* [CHALLENGE]: Retype all material exactly. Pictures stay out of the copy.

* [DATA FOR THIS EXERCISE]:
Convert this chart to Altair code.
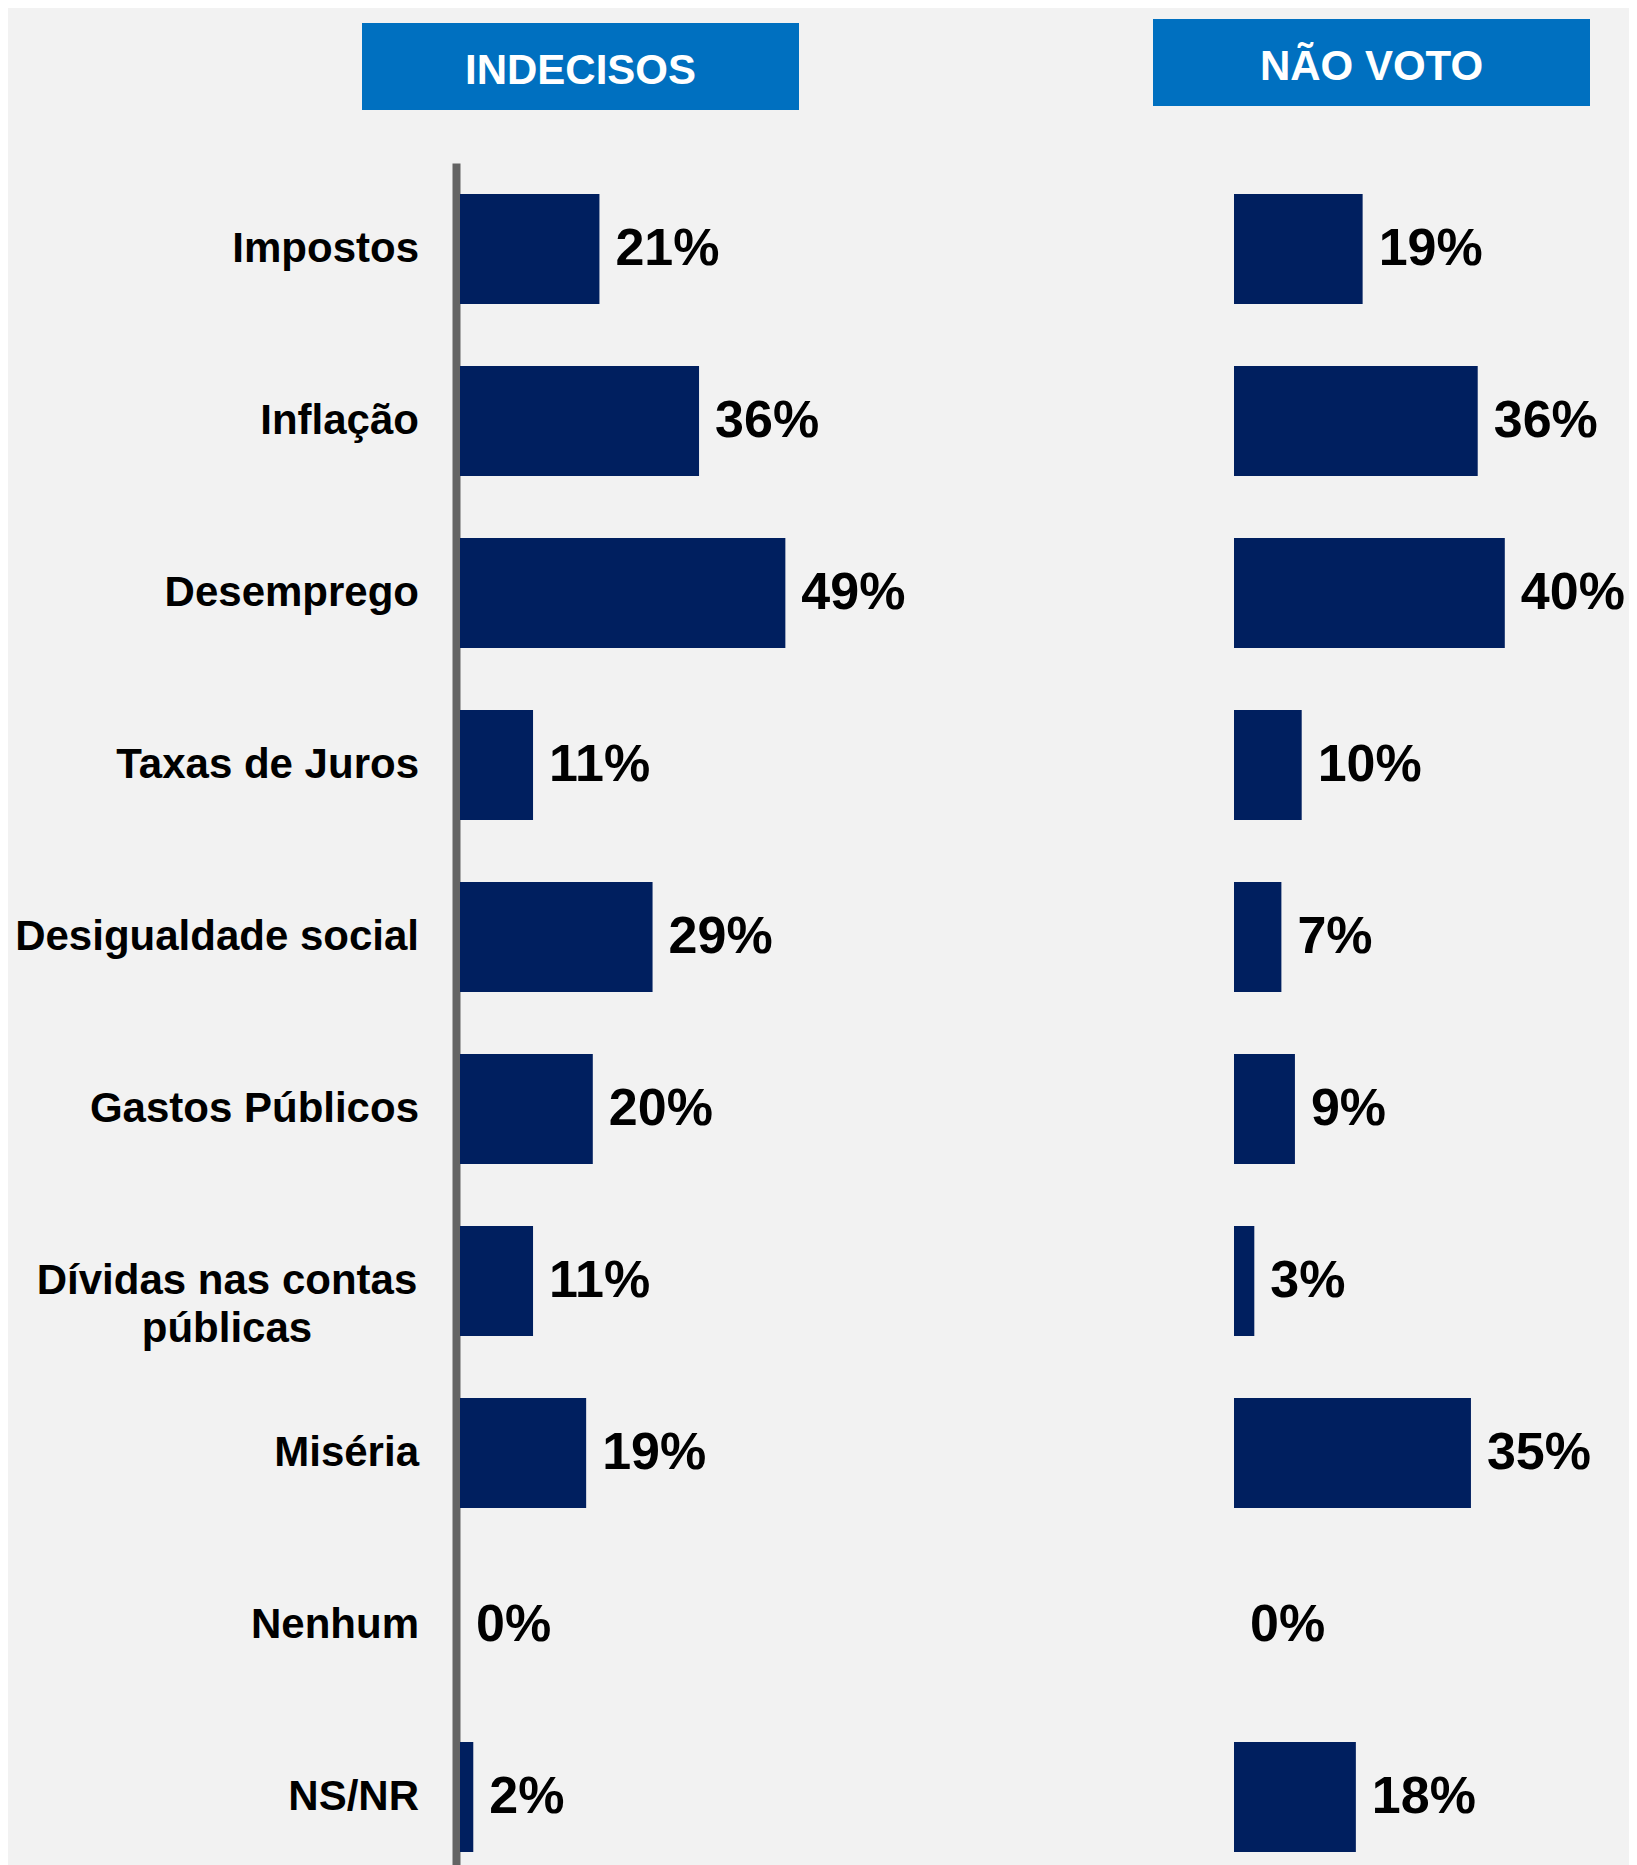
import altair as alt
import pandas as pd

categories = ["Impostos", "Inflação", "Desemprego", "Taxas de Juros",
              "Desigualdade social", "Gastos Públicos",
              "Dívidas nas contas\npúblicas", "Miséria", "Nenhum", "NS/NR"]
indecisos = [21, 36, 49, 11, 29, 20, 11, 19, 0, 2]
nao_voto = [19, 36, 40, 10, 7, 9, 3, 35, 0, 18]
panel_titles = ["INDECISOS", "NÃO VOTO"]
multi_line = ["Dívidas nas contas\npúblicas"]

FONT = "Liberation Sans, Arial, sans-serif"
BAR = "#001f5f"
HEAD = "#0070c0"
AXIS = "#646464"

H = 1720
LW, RW = 754, 395
LMAX, RMAX = LW / 6.64, RW / 6.77

yscale = alt.Scale(paddingInner=0.36, paddingOuter=0.18)


def frame(values):
    d = pd.DataFrame({"cat": categories, "v": values})
    d["label"] = d["v"].astype(str) + "%"
    return d


def panel(values, title, width, xmax, left, rect_x, rect_y, txt_xy):
    d = frame(values)
    base = alt.Chart(d)
    if left:
        yaxis = alt.Axis(labels=False, ticks=False, domain=True, domainColor=AXIS,
                         domainWidth=8, offset=4, title=None, grid=False)
    else:
        yaxis = None
    y = alt.Y("cat:N", sort=categories, scale=yscale, axis=yaxis)
    x = alt.X("v:Q", scale=alt.Scale(domain=[0, xmax]), axis=None)
    bars = base.mark_bar(color=BAR).encode(x=x, y=y)
    vals = base.mark_text(align="left", baseline="middle", dx=16, fontSize=52,
                          fontWeight="bold", font=FONT, color="black").encode(
        x=x, y=y, text="label:N")
    hd = pd.DataFrame({"t": [title]})
    rect = alt.Chart(hd).mark_rect(color=HEAD).encode(
        x=alt.value(rect_x[0]), x2=alt.value(rect_x[1]),
        y=alt.value(rect_y[0]), y2=alt.value(rect_y[1]))
    htxt = alt.Chart(hd).mark_text(align="center", baseline="middle", fontSize=42,
                                   fontWeight="bold", font=FONT, color="white").encode(
        x=alt.value(txt_xy[0]), y=alt.value(txt_xy[1]), text="t:N")
    layers = [bars, vals, rect, htxt]
    if left:
        single = base.transform_filter(
            alt.FieldOneOfPredicate(field="cat", oneOf=[c for c in categories if c not in multi_line])
        ).mark_text(align="right", baseline="middle", fontSize=42, fontWeight="bold",
                    font=FONT, color="black").encode(
            x=alt.value(-41), y=y, text="cat:N")
        multi = base.transform_filter(
            alt.FieldOneOfPredicate(field="cat", oneOf=multi_line)
        ).mark_text(align="center", baseline="middle", fontSize=42, fontWeight="bold",
                    font=FONT, color="black", lineBreak="\n", lineHeight=48).encode(
            x=alt.value(-233), y=y, text="cat:N")
        layers += [single, multi]
    return alt.layer(*layers).properties(width=width, height=H)


left = panel(indecisos, panel_titles[0], LW, LMAX, True,
             (-98, 339), (-140, -53), (120.5, -92.5))
right = panel(nao_voto, panel_titles[1], RW, RMAX, False,
              (-81, 356), (-144, -57), (137.5, -96))

chart = alt.hconcat(left, right, spacing=20, bounds="flush").properties(
    padding={"left": 7, "top": 11, "right": 0, "bottom": 0},
    background="#f2f2f2",
).configure_view(stroke=None)

chart.save("out.html", embed_options={"renderer": "svg", "actions": False})
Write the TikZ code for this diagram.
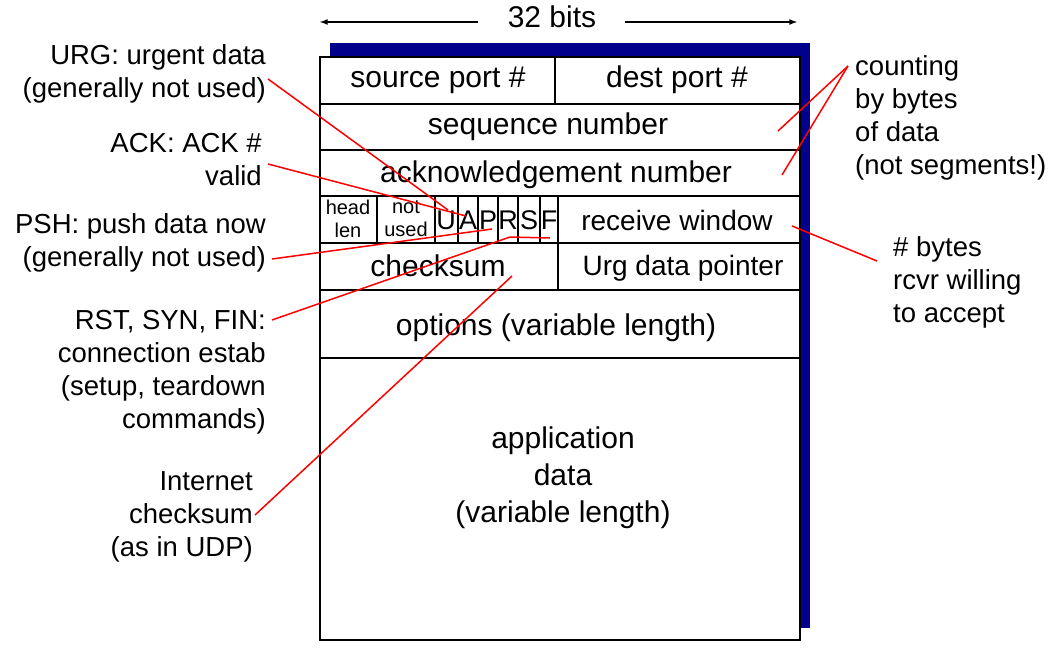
\documentclass[tikz,border=0pt]{standalone}
\usepackage{fontspec}
\setmainfont{Liberation Sans}
\definecolor{navy}{RGB}{0,0,140}
\begin{document}
\begin{tikzpicture}[x=1pt,y=-1pt,
  box/.style={draw=black,line width=2.5pt},
  fld/.style={font=\fontsize{30}{34}\selectfont},
  flg/.style={font=\fontsize{27}{30}\selectfont,inner sep=0pt},
  sml/.style={font=\fontsize{20}{23}\selectfont,align=center,inner sep=0pt},
  lbl/.style={font=\fontsize{27.5}{33}\selectfont,inner sep=0pt},
  rl/.style={red,line width=1.5pt}]
\useasboundingbox (0,0) rectangle (1056,648);
\fill[navy] (330,43) rectangle (810,628);
\fill[white,box] (320,57) rectangle (800,640);
\foreach \y in {104,150,196,243,290,358} \draw[box] (320,\y) -- (800,\y);
\draw[box] (555,57) -- (555,104);
\draw[box] (558,196) -- (558,290);
\foreach \x in {377,435,458,478,498,518,540} \draw[line width=1.6pt] (\x,196) -- (\x,243);
% arrows 32 bits
\node[fld] (bits) at (552,17) {32 bits};
\coordinate (bl) at (320,22); \coordinate (br) at (797,22);
\draw[-latex,line width=1.6pt] (478,22) -- (bl);
\draw[-latex,line width=1.6pt] (625,22) -- (br);
% fields
\node[fld] (sp) at (438,80) {source port \#};
\node[fld] (dp) at (677,80) {dest port \#};
\node[fld] (seq) at (548,127) {sequence number};
\node[fld] (ack) at (556,175) {acknowledgement number};
\node[sml] (hl) at (348,219) {head\\len};
\node[sml] (nu) at (406,219) {not\\used};
\node[flg] (fu) at (446,220) {U};
\node[flg] (fa) at (468,220) {A};
\node[flg] (fp) at (488,220) {P};
\node[flg] (fr) at (508,220) {R};
\node[flg] (fs) at (529,220) {S};
\node[flg] (ff) at (549,220) {F};
\node[fld,font=\fontsize{28}{30}\selectfont] (rw) at (677,220) {receive window};
\node[fld] (cs) at (438,266) {checksum};
\node[fld,font=\fontsize{28}{30}\selectfont] (urg) at (683,268) {Urg data pointer};
\node[fld] (opt) at (556,328) {options (variable length)};
\node[fld,align=center,font=\fontsize{30}{37}\selectfont] (app) at (563,478) {application\\data\\(variable length)};
% labels
\node[lbl,align=right,anchor=east] (l1) at (266,74) {URG: urgent data\\(generally not used)};
\node[lbl,align=right,anchor=east] (l2) at (262,160) {ACK: ACK \#\\valid};
\node[lbl,align=right,anchor=east] (l3) at (266,243) {PSH: push data now\\(generally not used)};
\node[lbl,align=right,anchor=east] (l4) at (266,372) {RST, SYN, FIN:\\connection estab\\(setup, teardown\\commands)};
\node[lbl,align=right,anchor=east] (l5) at (253,517) {Internet\\checksum\\(as in UDP)};
\node[lbl,align=left,anchor=west] (r1) at (855,118) {counting\\by bytes\\of data\\(not segments!)};
\node[lbl,align=left,anchor=west] (r2) at (893,282) {\# bytes\\rcvr willing\\to accept};
\coordinate (e1) at (268,79); \coordinate (t1) at (448,210);
\coordinate (e2) at (268,164); \coordinate (t2) at (466,216);
\coordinate (e3) at (272,259); \coordinate (t3) at (492,229);
\coordinate (e4) at (272,320); \coordinate (k4) at (510,237); \coordinate (t4) at (550,238);
\coordinate (e5) at (255,515); \coordinate (t5) at (512,276);
\coordinate (e6) at (848,66); \coordinate (t6a) at (778,131); \coordinate (t6b) at (782,175);
\coordinate (e7) at (877,261); \coordinate (t7) at (792,226);
\draw[rl] (e1) -- (t1);
\draw[rl] (e2) -- (t2);
\draw[rl] (e3) -- (t3);
\draw[rl] (e4) -- (k4) -- (t4);
\draw[rl] (e5) -- (t5);
\draw[rl] (e6) -- (t6a);
\draw[rl] (e6) -- (t6b);
\draw[rl] (e7) -- (t7);
\end{tikzpicture}
\end{document}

* [SOLUTION]:
Convert this chart to Altair code.
import altair as alt
import pandas as pd

categories = ["Impostos", "Inflação", "Desemprego", "Taxas de Juros",
              "Desigualdade social", "Gastos Públicos",
              "Dívidas nas contas\npúblicas", "Miséria", "Nenhum", "NS/NR"]
indecisos = [21, 36, 49, 11, 29, 20, 11, 19, 0, 2]
nao_voto = [19, 36, 40, 10, 7, 9, 3, 35, 0, 18]
panel_titles = ["INDECISOS", "NÃO VOTO"]
multi_line = ["Dívidas nas contas\npúblicas"]

FONT = "Liberation Sans, Arial, sans-serif"
BAR = "#001f5f"
HEAD = "#0070c0"
AXIS = "#646464"

H = 1720
LW, RW = 754, 395
LMAX, RMAX = LW / 6.64, RW / 6.77

yscale = alt.Scale(paddingInner=0.36, paddingOuter=0.18)


def frame(values):
    d = pd.DataFrame({"cat": categories, "v": values})
    d["label"] = d["v"].astype(str) + "%"
    return d


def panel(values, title, width, xmax, left, rect_x, rect_y, txt_xy):
    d = frame(values)
    base = alt.Chart(d)
    if left:
        yaxis = alt.Axis(labels=False, ticks=False, domain=True, domainColor=AXIS,
                         domainWidth=8, offset=4, title=None, grid=False)
    else:
        yaxis = None
    y = alt.Y("cat:N", sort=categories, scale=yscale, axis=yaxis)
    x = alt.X("v:Q", scale=alt.Scale(domain=[0, xmax]), axis=None)
    bars = base.mark_bar(color=BAR).encode(x=x, y=y)
    vals = base.mark_text(align="left", baseline="middle", dx=16, fontSize=52,
                          fontWeight="bold", font=FONT, color="black").encode(
        x=x, y=y, text="label:N")
    hd = pd.DataFrame({"t": [title]})
    rect = alt.Chart(hd).mark_rect(color=HEAD).encode(
        x=alt.value(rect_x[0]), x2=alt.value(rect_x[1]),
        y=alt.value(rect_y[0]), y2=alt.value(rect_y[1]))
    htxt = alt.Chart(hd).mark_text(align="center", baseline="middle", fontSize=42,
                                   fontWeight="bold", font=FONT, color="white").encode(
        x=alt.value(txt_xy[0]), y=alt.value(txt_xy[1]), text="t:N")
    layers = [bars, vals, rect, htxt]
    if left:
        single = base.transform_filter(
            alt.FieldOneOfPredicate(field="cat", oneOf=[c for c in categories if c not in multi_line])
        ).mark_text(align="right", baseline="middle", fontSize=42, fontWeight="bold",
                    font=FONT, color="black").encode(
            x=alt.value(-41), y=y, text="cat:N")
        multi = base.transform_filter(
            alt.FieldOneOfPredicate(field="cat", oneOf=multi_line)
        ).mark_text(align="center", baseline="middle", fontSize=42, fontWeight="bold",
                    font=FONT, color="black", lineBreak="\n", lineHeight=48).encode(
            x=alt.value(-233), y=y, text="cat:N")
        layers += [single, multi]
    return alt.layer(*layers).properties(width=width, height=H)


left = panel(indecisos, panel_titles[0], LW, LMAX, True,
             (-98, 339), (-140, -53), (120.5, -92.5))
right = panel(nao_voto, panel_titles[1], RW, RMAX, False,
              (-81, 356), (-144, -57), (137.5, -96))

chart = alt.hconcat(left, right, spacing=20, bounds="flush").properties(
    padding={"left": 7, "top": 11, "right": 0, "bottom": 0},
    background="#f2f2f2",
).configure_view(stroke=None)

chart.save("out.html", embed_options={"renderer": "svg", "actions": False})
Write the TikZ code for this diagram.
\documentclass[tikz,border=0pt]{standalone}
\usepackage{fontspec}
\setmainfont{Liberation Sans}
\definecolor{navy}{RGB}{0,0,140}
\begin{document}
\begin{tikzpicture}[x=1pt,y=-1pt,
  box/.style={draw=black,line width=2.5pt},
  fld/.style={font=\fontsize{30}{34}\selectfont},
  flg/.style={font=\fontsize{27}{30}\selectfont,inner sep=0pt},
  sml/.style={font=\fontsize{20}{23}\selectfont,align=center,inner sep=0pt},
  lbl/.style={font=\fontsize{27.5}{33}\selectfont,inner sep=0pt},
  rl/.style={red,line width=1.5pt}]
\useasboundingbox (0,0) rectangle (1056,648);
\fill[navy] (330,43) rectangle (810,628);
\fill[white,box] (320,57) rectangle (800,640);
\foreach \y in {104,150,196,243,290,358} \draw[box] (320,\y) -- (800,\y);
\draw[box] (555,57) -- (555,104);
\draw[box] (558,196) -- (558,290);
\foreach \x in {377,435,458,478,498,518,540} \draw[line width=1.6pt] (\x,196) -- (\x,243);
% arrows 32 bits
\node[fld] (bits) at (552,17) {32 bits};
\coordinate (bl) at (320,22); \coordinate (br) at (797,22);
\draw[-latex,line width=1.6pt] (478,22) -- (bl);
\draw[-latex,line width=1.6pt] (625,22) -- (br);
% fields
\node[fld] (sp) at (438,80) {source port \#};
\node[fld] (dp) at (677,80) {dest port \#};
\node[fld] (seq) at (548,127) {sequence number};
\node[fld] (ack) at (556,175) {acknowledgement number};
\node[sml] (hl) at (348,219) {head\\len};
\node[sml] (nu) at (406,219) {not\\used};
\node[flg] (fu) at (446,220) {U};
\node[flg] (fa) at (468,220) {A};
\node[flg] (fp) at (488,220) {P};
\node[flg] (fr) at (508,220) {R};
\node[flg] (fs) at (529,220) {S};
\node[flg] (ff) at (549,220) {F};
\node[fld,font=\fontsize{28}{30}\selectfont] (rw) at (677,220) {receive window};
\node[fld] (cs) at (438,266) {checksum};
\node[fld,font=\fontsize{28}{30}\selectfont] (urg) at (683,268) {Urg data pointer};
\node[fld] (opt) at (556,328) {options (variable length)};
\node[fld,align=center,font=\fontsize{30}{37}\selectfont] (app) at (563,478) {application\\data\\(variable length)};
% labels
\node[lbl,align=right,anchor=east] (l1) at (266,74) {URG: urgent data\\(generally not used)};
\node[lbl,align=right,anchor=east] (l2) at (262,160) {ACK: ACK \#\\valid};
\node[lbl,align=right,anchor=east] (l3) at (266,243) {PSH: push data now\\(generally not used)};
\node[lbl,align=right,anchor=east] (l4) at (266,372) {RST, SYN, FIN:\\connection estab\\(setup, teardown\\commands)};
\node[lbl,align=right,anchor=east] (l5) at (253,517) {Internet\\checksum\\(as in UDP)};
\node[lbl,align=left,anchor=west] (r1) at (855,118) {counting\\by bytes\\of data\\(not segments!)};
\node[lbl,align=left,anchor=west] (r2) at (893,282) {\# bytes\\rcvr willing\\to accept};
\coordinate (e1) at (268,79); \coordinate (t1) at (448,210);
\coordinate (e2) at (268,164); \coordinate (t2) at (466,216);
\coordinate (e3) at (272,259); \coordinate (t3) at (492,229);
\coordinate (e4) at (272,320); \coordinate (k4) at (510,237); \coordinate (t4) at (550,238);
\coordinate (e5) at (255,515); \coordinate (t5) at (512,276);
\coordinate (e6) at (848,66); \coordinate (t6a) at (778,131); \coordinate (t6b) at (782,175);
\coordinate (e7) at (877,261); \coordinate (t7) at (792,226);
\draw[rl] (e1) -- (t1);
\draw[rl] (e2) -- (t2);
\draw[rl] (e3) -- (t3);
\draw[rl] (e4) -- (k4) -- (t4);
\draw[rl] (e5) -- (t5);
\draw[rl] (e6) -- (t6a);
\draw[rl] (e6) -- (t6b);
\draw[rl] (e7) -- (t7);
\end{tikzpicture}
\end{document}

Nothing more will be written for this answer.